What is your experience in working with African American and Latino youth? how that experience will inform your decision-making as a MMSD school board membeR?
I grew up in the Black community of South Madison, where my family and community was very committed to ensure that our children received a good education, while embracing the richness of our community. I can proudly say that if there was a program for Black children and children of color, I was in it: The African American Academy, Boys & Girls Club of Dane County, the first cohort of the UW-Madison’s PEOPLE program. My grandmother, Sadie Pearson, arrived in Madison in the early 60’s. I have benefited from generational wisdom and experience, including years of work as an activist and advocate for public schools.
Professionally, I worked at the Boys & Girls Club of Dane County from 2005 to 2013. I worked directly with elementary, middle, and high school students and their families from ethnically diverse backgrounds, and other community organizations. I taught a host of programs including, but not limited to: language programs, reading programs, computer literacy and safety programs, and life skill programs. I created with other staff, a program that transported children with housing insecurities to school each day. Later, I had responsibilities of securing funding, ensuring transparency, data analysis and auditing for grants and programs, I have been on the outside looking in. My expertise comes from having lived experiences, I do not have to rely on being part of committees or task forces.
I know what it was like to be left out of classroom learning communities as students partnered with their friends for academic projects. I was on my own while the other students had each other as resources to brainstorm and develop their academic ideas.

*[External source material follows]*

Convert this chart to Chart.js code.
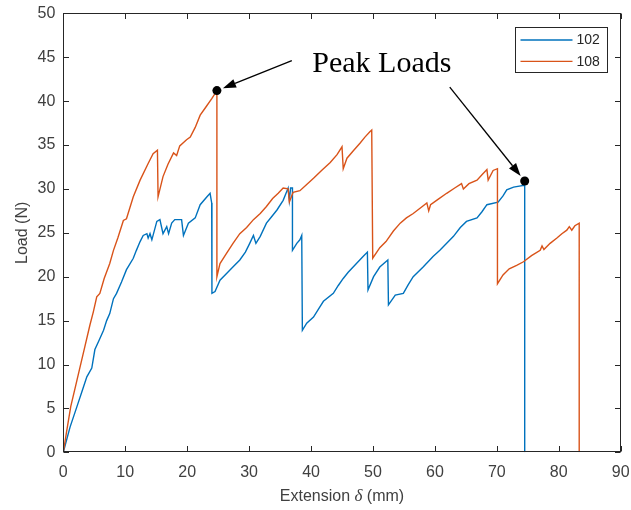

I know what it is like to feel as though I was “bad” and needed to be “fixed” when I was told as a child that the way I expressed myself in language was “not correct.”
I have institutional memories of black students in our high schools making school improvements to climate and culture; what decades of young people of color like and dislike when it comes to reading, math or science; how to lead groups of ethnically diverse students in exploring what outside factors impacted them emotionally and what their social lives were like.
I know what makes students of color fascinated in schoolwork and what makes them want to pass notes during lessons. I know what it is like to consistently be in the lives of the homeless youth in our schools - not because it was my position, or job, but because I saw how tired, hungry and scared the children in my community were.
I know what worked in the Black communities initiatives to help us read at grade level using books that we were all into, what it felt like to finally get an A on a math test, what attitudes the adults had when they taught us, what programs disappeared because someone moved out of the area, or how some people worked out ways for us to only focus on our creativity.
Part of my expertise is in being a parent learning through the IEP process - not understanding the process, scheduling and meeting with my son’s teachers, even when we were all at a loss, brainstorming solutions and watching them work with my son.
In short, I see my community in a holistic way. My own experiences matter, because I have many shared experiences with black, latinx, and Hmong youth today. These are the experiences that are needed to shape board policies.